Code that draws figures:
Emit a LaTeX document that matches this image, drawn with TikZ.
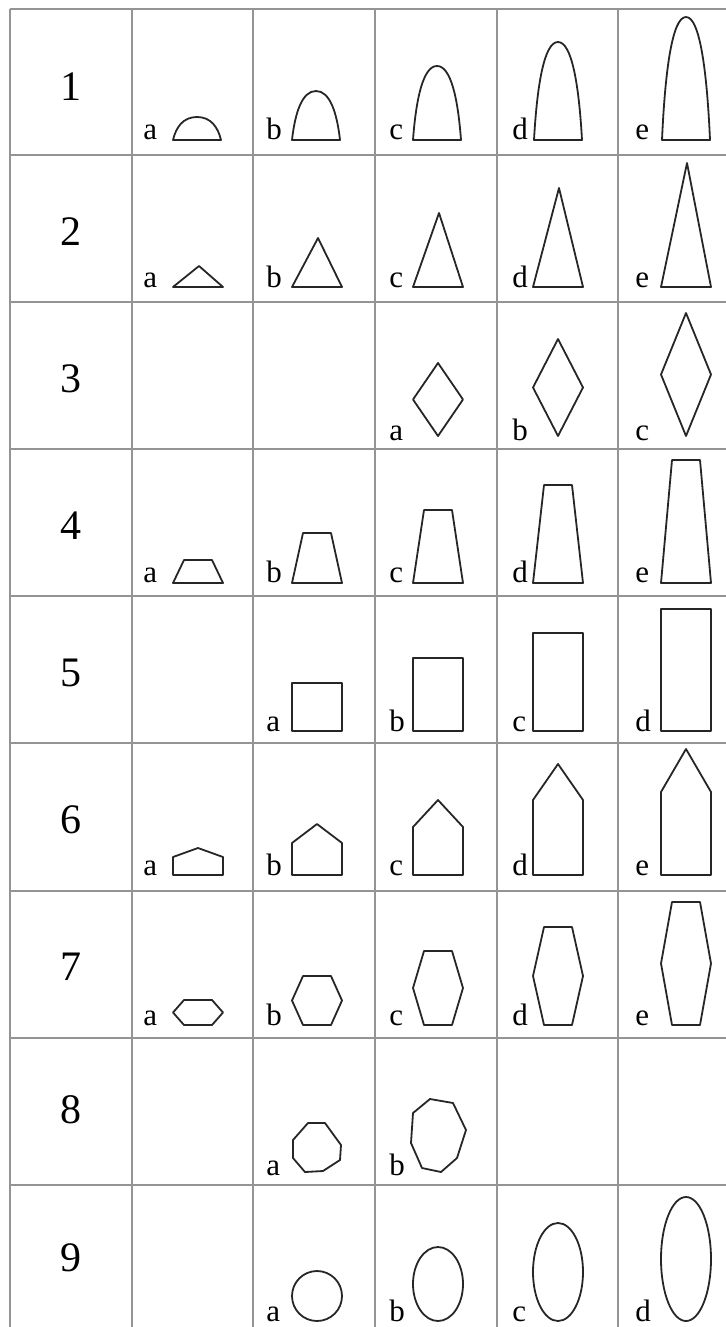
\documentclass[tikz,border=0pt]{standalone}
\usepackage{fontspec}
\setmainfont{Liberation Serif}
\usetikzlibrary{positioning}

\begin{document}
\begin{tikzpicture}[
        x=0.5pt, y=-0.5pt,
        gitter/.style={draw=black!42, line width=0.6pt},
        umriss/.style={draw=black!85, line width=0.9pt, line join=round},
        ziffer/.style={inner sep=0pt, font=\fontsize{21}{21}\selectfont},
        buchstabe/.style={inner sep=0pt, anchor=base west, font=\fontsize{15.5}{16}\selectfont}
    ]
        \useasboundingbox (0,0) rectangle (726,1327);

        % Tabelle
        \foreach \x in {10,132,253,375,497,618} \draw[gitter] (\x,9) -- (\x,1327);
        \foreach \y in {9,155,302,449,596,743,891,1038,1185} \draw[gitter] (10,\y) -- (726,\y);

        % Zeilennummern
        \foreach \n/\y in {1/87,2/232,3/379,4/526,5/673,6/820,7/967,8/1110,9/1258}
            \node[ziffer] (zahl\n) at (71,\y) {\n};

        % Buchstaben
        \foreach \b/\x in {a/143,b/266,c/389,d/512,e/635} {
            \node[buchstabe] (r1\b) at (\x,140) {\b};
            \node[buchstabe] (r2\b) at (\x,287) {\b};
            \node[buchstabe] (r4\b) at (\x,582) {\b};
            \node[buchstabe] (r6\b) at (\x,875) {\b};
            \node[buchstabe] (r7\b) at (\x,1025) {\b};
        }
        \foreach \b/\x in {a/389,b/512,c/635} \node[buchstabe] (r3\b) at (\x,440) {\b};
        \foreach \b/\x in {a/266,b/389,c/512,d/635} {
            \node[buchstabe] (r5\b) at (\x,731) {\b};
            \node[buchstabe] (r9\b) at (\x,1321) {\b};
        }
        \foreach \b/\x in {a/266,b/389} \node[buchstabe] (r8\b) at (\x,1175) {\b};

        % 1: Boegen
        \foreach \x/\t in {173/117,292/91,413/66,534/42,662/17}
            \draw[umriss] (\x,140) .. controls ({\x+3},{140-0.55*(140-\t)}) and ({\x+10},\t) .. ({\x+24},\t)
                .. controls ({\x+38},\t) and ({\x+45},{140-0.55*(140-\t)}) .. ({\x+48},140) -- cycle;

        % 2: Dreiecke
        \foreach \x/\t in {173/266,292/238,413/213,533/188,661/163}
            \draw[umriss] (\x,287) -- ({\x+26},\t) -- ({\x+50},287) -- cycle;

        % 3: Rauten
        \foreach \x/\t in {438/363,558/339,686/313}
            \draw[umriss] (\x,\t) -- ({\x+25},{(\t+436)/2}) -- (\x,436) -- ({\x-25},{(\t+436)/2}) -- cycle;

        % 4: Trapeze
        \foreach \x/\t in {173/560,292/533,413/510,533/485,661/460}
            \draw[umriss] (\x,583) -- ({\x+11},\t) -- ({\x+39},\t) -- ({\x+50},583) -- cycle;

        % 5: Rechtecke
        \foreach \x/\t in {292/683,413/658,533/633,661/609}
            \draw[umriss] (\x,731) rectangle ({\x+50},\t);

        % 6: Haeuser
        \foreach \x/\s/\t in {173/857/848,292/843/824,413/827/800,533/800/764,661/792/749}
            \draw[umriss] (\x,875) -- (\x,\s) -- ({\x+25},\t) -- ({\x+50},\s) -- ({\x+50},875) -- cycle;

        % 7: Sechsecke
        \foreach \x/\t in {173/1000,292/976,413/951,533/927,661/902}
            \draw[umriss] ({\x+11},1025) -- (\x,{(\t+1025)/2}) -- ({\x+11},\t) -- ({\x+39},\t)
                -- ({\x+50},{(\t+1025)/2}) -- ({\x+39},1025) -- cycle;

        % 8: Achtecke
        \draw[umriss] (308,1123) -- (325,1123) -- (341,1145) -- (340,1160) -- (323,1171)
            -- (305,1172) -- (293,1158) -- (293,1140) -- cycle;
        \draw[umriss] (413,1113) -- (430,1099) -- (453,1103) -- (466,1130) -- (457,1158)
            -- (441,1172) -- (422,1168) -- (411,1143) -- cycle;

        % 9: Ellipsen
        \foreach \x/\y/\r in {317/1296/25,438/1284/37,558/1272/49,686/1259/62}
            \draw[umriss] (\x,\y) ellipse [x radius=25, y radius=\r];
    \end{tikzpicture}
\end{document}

--

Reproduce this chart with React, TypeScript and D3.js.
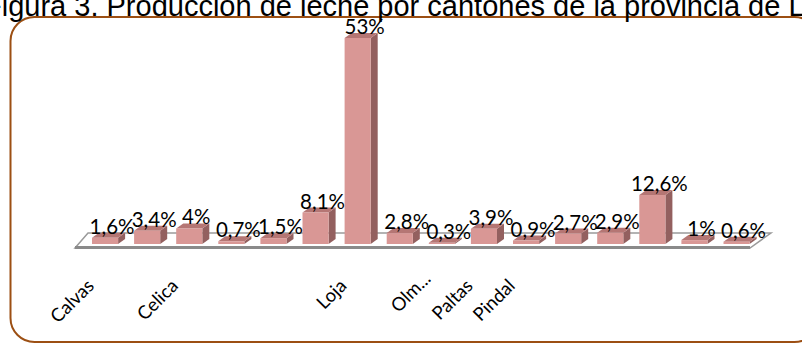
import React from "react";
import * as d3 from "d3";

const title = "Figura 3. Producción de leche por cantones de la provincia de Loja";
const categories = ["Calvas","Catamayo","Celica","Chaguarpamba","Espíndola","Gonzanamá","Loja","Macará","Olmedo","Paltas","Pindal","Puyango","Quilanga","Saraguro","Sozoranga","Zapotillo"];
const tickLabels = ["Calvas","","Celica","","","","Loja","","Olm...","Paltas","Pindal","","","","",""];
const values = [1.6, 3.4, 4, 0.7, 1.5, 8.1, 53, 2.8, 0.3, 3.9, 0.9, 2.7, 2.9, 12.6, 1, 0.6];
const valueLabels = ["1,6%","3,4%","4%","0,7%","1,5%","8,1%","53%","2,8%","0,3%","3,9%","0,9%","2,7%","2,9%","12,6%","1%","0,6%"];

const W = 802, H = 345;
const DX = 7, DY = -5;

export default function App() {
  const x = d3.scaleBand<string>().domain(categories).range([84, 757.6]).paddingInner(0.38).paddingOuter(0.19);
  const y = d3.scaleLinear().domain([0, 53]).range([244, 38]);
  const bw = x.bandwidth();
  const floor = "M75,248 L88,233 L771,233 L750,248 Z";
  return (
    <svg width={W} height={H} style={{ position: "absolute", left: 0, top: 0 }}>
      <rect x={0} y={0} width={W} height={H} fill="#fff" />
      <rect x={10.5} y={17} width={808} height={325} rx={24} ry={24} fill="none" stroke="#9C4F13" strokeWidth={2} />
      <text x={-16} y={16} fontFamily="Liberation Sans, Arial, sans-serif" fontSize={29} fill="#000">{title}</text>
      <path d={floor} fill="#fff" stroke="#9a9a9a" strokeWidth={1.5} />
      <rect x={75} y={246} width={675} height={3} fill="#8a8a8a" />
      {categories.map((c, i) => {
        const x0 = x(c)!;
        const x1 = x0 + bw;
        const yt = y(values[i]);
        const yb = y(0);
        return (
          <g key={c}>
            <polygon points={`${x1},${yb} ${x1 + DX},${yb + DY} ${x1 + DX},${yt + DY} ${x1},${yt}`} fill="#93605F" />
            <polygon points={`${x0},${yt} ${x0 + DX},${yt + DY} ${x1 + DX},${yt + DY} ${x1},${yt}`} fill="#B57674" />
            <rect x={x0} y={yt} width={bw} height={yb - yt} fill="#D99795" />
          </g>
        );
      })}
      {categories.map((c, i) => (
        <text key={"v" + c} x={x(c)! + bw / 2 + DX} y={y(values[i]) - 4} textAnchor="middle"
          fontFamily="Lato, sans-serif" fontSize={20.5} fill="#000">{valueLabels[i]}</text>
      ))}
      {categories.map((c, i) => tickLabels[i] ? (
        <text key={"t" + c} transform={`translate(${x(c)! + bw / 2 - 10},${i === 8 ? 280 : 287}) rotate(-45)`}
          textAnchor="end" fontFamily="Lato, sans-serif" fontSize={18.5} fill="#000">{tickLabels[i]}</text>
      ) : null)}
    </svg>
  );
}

---

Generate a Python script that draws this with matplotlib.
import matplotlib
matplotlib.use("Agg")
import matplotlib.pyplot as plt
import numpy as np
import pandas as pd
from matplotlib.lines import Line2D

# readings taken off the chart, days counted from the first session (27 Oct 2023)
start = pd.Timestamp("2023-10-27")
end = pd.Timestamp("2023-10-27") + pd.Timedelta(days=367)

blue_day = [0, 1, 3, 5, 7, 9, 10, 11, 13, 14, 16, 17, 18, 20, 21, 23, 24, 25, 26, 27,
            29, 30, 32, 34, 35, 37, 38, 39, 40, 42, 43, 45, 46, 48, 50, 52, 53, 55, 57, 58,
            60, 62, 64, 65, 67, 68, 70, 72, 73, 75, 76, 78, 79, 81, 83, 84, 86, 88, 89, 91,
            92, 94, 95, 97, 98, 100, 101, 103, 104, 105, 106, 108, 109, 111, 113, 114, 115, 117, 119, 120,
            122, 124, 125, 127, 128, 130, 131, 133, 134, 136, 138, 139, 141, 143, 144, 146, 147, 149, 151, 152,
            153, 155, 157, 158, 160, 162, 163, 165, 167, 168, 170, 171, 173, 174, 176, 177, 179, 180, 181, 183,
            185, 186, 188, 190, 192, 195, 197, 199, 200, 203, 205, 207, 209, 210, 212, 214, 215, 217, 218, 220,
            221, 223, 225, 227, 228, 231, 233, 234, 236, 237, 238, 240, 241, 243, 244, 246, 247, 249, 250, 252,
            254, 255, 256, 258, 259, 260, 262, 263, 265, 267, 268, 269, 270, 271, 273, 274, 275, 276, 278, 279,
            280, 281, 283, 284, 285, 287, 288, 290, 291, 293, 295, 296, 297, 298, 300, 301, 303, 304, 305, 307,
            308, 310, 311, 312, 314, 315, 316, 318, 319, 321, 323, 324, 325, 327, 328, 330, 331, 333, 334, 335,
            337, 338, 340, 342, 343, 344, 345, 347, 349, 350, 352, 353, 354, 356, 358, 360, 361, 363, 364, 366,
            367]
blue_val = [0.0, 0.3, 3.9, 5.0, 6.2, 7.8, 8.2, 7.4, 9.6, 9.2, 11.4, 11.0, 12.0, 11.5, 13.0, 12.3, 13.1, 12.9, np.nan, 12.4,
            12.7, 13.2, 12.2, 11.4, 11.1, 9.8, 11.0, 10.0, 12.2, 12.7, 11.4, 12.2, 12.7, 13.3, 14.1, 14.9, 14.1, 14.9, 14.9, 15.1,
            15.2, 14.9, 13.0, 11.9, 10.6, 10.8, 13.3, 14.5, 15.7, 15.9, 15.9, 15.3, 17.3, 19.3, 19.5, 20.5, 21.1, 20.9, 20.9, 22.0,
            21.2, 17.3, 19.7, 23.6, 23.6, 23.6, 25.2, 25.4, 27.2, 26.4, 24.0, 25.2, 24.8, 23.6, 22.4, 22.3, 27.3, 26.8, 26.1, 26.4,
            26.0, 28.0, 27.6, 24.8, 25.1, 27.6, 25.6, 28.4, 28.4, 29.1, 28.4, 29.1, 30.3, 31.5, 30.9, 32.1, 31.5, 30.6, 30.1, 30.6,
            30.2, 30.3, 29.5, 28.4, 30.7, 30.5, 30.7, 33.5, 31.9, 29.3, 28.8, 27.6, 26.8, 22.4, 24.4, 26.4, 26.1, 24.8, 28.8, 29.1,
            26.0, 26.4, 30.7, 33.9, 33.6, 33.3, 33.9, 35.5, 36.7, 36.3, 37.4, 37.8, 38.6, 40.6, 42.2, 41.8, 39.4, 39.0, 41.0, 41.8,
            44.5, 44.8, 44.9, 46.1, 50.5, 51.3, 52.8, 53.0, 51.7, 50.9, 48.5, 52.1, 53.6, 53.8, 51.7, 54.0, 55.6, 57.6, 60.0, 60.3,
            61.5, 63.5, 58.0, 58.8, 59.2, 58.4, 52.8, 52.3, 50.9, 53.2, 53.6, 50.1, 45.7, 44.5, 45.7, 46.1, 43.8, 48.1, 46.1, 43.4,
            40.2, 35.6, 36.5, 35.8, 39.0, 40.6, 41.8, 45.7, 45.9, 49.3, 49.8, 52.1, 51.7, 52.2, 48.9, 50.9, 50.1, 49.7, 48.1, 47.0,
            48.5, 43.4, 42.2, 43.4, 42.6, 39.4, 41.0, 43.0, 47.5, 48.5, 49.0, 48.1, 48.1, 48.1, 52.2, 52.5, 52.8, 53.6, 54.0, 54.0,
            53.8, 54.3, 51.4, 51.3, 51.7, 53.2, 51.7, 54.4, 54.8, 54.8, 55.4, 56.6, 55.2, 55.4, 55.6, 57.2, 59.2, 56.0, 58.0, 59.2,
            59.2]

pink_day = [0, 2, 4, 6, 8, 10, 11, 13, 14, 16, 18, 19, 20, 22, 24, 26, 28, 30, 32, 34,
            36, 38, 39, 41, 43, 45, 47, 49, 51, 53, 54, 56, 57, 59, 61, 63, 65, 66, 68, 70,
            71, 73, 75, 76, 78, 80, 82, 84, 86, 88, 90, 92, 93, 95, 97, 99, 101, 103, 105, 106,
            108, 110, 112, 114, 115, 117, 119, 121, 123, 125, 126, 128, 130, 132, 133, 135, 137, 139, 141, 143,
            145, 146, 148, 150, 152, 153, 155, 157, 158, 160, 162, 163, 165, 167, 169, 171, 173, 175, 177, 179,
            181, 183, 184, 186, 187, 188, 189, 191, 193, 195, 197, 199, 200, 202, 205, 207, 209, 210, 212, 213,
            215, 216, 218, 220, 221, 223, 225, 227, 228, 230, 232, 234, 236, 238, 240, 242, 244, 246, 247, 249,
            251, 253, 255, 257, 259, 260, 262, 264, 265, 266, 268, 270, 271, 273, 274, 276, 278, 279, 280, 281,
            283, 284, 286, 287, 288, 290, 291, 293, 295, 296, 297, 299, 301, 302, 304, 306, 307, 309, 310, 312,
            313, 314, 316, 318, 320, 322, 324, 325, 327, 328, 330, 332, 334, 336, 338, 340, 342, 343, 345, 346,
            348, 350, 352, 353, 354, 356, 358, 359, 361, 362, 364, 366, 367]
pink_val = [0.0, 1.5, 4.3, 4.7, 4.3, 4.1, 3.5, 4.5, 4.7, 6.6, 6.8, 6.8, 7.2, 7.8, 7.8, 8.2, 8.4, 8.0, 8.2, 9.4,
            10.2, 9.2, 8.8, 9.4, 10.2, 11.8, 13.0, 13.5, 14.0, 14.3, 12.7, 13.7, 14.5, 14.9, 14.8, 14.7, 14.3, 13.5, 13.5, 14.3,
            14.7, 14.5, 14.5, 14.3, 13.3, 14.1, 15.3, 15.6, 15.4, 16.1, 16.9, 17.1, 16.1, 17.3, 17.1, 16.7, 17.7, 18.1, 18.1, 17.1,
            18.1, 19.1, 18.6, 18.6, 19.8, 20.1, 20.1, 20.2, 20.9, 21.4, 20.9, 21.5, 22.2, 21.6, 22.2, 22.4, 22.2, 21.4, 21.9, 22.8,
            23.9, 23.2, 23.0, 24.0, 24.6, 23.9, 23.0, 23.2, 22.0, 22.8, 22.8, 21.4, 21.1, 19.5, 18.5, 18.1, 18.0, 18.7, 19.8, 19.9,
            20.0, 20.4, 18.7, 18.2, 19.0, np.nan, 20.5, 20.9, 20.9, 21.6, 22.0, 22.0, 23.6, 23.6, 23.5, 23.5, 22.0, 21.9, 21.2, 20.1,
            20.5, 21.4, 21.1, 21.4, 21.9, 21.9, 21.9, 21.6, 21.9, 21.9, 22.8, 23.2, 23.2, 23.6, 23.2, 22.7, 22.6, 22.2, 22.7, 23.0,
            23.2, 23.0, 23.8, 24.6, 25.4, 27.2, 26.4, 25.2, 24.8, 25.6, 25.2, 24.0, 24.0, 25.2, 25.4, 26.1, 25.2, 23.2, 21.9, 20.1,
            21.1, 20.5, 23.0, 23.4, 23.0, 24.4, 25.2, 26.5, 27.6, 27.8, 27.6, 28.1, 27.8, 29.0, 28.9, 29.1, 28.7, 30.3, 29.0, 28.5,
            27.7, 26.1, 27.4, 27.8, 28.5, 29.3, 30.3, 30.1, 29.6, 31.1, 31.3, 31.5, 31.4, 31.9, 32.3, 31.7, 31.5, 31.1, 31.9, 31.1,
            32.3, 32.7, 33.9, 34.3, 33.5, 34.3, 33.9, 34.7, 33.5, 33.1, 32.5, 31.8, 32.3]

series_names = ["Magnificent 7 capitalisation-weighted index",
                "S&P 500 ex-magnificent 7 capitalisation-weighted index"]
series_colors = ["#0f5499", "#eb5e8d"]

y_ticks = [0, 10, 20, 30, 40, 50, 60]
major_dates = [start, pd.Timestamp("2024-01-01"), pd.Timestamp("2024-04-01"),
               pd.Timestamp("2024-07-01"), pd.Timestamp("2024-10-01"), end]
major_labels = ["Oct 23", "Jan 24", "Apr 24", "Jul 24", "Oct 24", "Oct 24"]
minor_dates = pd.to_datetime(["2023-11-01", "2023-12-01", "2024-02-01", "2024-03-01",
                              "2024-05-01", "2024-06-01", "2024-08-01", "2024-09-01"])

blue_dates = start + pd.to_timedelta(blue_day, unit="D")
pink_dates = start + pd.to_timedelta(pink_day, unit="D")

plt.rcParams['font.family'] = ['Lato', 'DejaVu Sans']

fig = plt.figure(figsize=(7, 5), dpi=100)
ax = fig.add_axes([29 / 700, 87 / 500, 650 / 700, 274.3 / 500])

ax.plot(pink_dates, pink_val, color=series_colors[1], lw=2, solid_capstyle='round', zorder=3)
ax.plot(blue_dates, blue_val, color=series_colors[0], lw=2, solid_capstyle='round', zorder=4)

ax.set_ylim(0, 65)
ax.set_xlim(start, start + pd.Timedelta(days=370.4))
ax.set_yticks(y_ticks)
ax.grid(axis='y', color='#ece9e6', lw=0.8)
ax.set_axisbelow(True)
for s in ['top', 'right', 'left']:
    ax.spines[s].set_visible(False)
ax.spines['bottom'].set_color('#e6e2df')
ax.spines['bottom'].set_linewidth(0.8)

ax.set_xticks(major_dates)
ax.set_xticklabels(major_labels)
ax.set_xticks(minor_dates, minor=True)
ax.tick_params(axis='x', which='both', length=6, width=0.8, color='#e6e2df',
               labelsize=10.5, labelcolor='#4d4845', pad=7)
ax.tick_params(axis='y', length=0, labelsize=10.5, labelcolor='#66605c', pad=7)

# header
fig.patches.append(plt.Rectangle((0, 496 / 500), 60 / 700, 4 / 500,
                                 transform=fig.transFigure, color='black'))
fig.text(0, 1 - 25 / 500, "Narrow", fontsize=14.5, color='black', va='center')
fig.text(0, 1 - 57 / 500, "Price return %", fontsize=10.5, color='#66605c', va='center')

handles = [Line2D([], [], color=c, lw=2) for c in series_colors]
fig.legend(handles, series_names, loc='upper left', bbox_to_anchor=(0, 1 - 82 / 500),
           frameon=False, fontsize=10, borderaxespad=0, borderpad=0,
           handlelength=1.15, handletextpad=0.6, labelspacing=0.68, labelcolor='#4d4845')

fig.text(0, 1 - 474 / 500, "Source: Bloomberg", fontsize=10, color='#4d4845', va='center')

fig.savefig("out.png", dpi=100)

Work to complete:
Look back at the entries above and repeat, unchanged, every line from the line holding "Generate a Python" through the line holding "from matplotlib.lines import Line2D".

Expected answer:
Generate a Python script that draws this with matplotlib.
import matplotlib
matplotlib.use("Agg")
import matplotlib.pyplot as plt
import numpy as np
import pandas as pd
from matplotlib.lines import Line2D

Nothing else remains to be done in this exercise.